Sunday, November 8, 2015

Out In The Wild

I glance over at a dog taking a dump on the grass while the owner makes no effort to retrieve the pet waste. 

"Some folks think they're out in the wild when it comes to cleaning up after their pets," Frank says.

I nod my head in agreement.

This morning, we are at the Buckley Bay Road Rest Area, a hidden gem between Highway 19 and Highway 19A. It is well maintained and has plenty of rules governing it. For example, we stayed the full night in Big White across from the sign which stated the 6-hour restriction. In the precious morning hours of Sunday, November 8, we boiled some coffee and took a saunter over the gravel path to the viewpoint. 
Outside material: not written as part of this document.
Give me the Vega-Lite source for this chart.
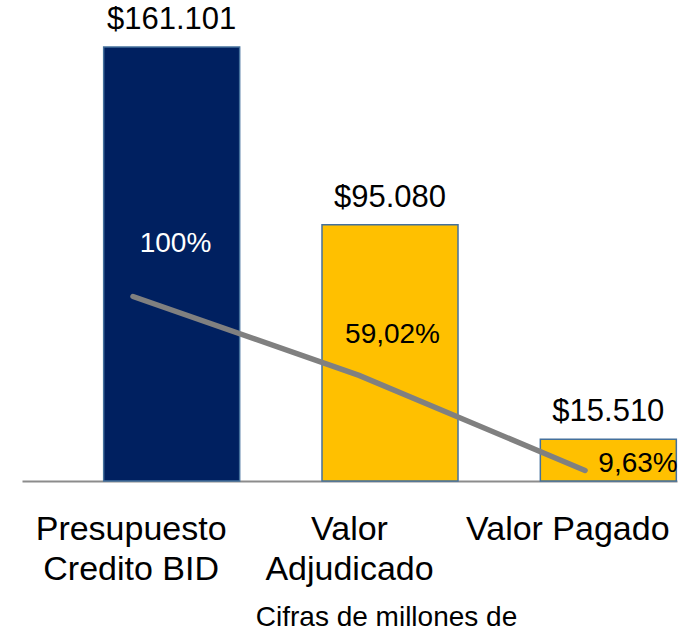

Our point of view is that we full-time RVers are a clean lot, in general. Although, there were a few bits of trash strewn around, the lookout benches were tag-free.

Sweet flowers curbside
Along the path, we stopped to admire a few flowers curbside still in bloom, hanging on to the last bit of the fall season. Nearby, a magnificent large-leaved tree showed off small fruit which hung precariously, nearly ready to release their grip and fall to the ground.
Fruit-bearing tree
Among the precious flora and fauna, stood a man-made metal lamppost covered in man-made graffiti, and a rock just outside the outhouses was altered with a silhouette of a person.

Mystery message

Mystery silhouette
Susan on the Viewpoint path
Our sight from the point was filled with a panoramic layout of the Buckley Bay Ferry facility to Denman Island, the Strait of Georgia, and Denman Island.  Wafting over the aroma of our brewed coffee held securely in capped containers, were the fragrances of wet leaves, decaying short and long grasses, invasive plants, and tree bark. As we stood among the magnificence, we absorbed the sounds of cars motoring up Buckley Bay Road, the brash broadcast telling of the ferry about to depart and a few voices wafting up the hillside in our direction but too low to make out what they are saying.
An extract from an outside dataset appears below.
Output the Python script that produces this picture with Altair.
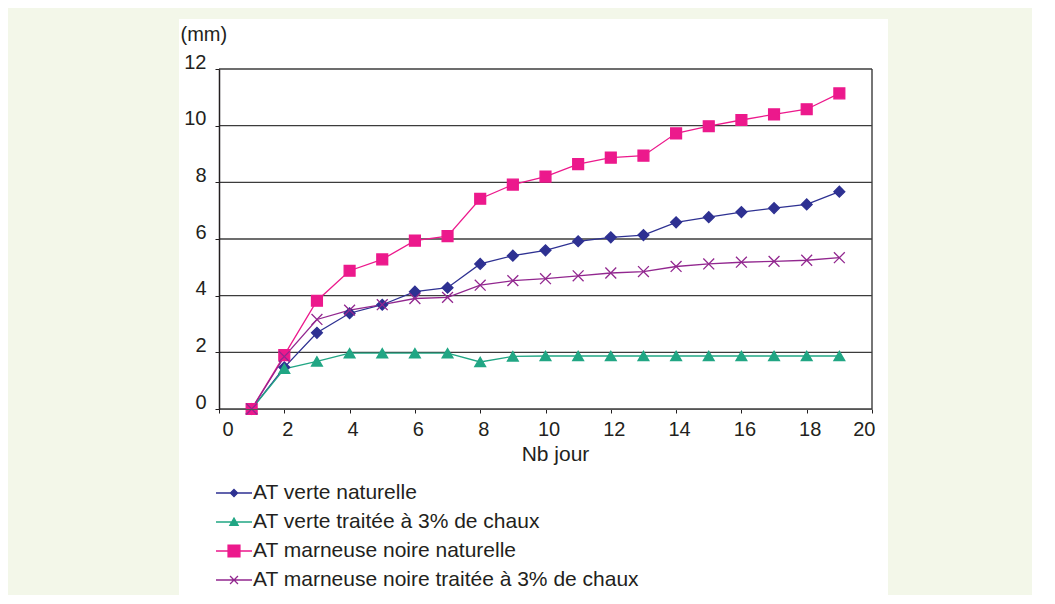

View of Buckley Bay Ferry Terminal
Our destination today is the library in Courtenay, located a memorable twenty-minute drive north of Buckley Bay. With earplugs in place, we sit among the chatters and absorb whatever we are reading, writing or exploring on the Internet. We highly recommend that you get a library card throughout your travels. The facilities are a clean and safe environment with well-maintained washrooms and kind folks at the front desk.

Tip No. 2: Don’t lug stuff you’re not going to use.

Tuesday, November 3, 2015

Day One - 13 To Go!

Big White at Robert's Lake Rest Area
It started today. November 1st, 2015, is the first day of our adventure on the road until we lock into our next house sitting gig, fourteen days from now. I’m writing under a glaring lamp filled with tiny LED bulbs fastened directly above our large crib board which also serves as our eating centre, a laptop computer station and a wonderful flat space when we need to set something down.

“This is it!” Frank says. “Our new lifestyle begins today.”

We clink our coffee cups to commemorate the day.

Moving out of the apartment
Many moons ago, we formulated the idea to change our life’s program based on our purchase of a passenger bus, complete with a wheelchair lift in the back. Our twenty-three-foot motorhome is now our only home. We live in it full time. What a pleasure!
Stuff in storage
This morning includes firing up the propane heater, flipping up and securing the murphy bed, percolating coffee, and fixing a dry cereal, toast and fruit breakfast.

We’re in the honeymoon stage of our undertaking. Our daily morning ritual, so far, still consists of a hug and a kiss and gentle pleasantries. Watching the morning news on our large television screen is no longer an option; it and most of our stuff has either been sent to the auction, sold directly or passed along to family and friends.  And, now, at this isolated location on Highway 19A, north of Campbell River, we are listening to CBC on our crank radio.

Picnic table at Robert's Lake Rest Area
Workman keeps the rest spot clean
Outdoor luxuries
After breakfast, I push open the bus door and step into the wonderful world of nature. I inhale the rainforest fragrances of wet grass, punchy mushrooms, magnetic moss, steadfast evergreens and the pungent odor wafting from the nearby outhouses. My feeling of solitude is interrupted by the blast of a large logging truck rumbling past, and Frank’s nudge on my elbow as he hands me a second mug of dark roast coffee.

“Life on the road, Honey, until we can’t do it anymore. What a great idea this was,” he says. 

“Yes, it’s great,” I say.

Frank returns to Big White with our drained cups while I roam about taking photographs of our pleasant surroundings. Up the road from here, we drop in to visit a friend in Woss, and then mosey on to Port Hardy to visit family. We happily claim the freedom.

Tip No. 1: Get organized by charting how your time on the road should look and feel.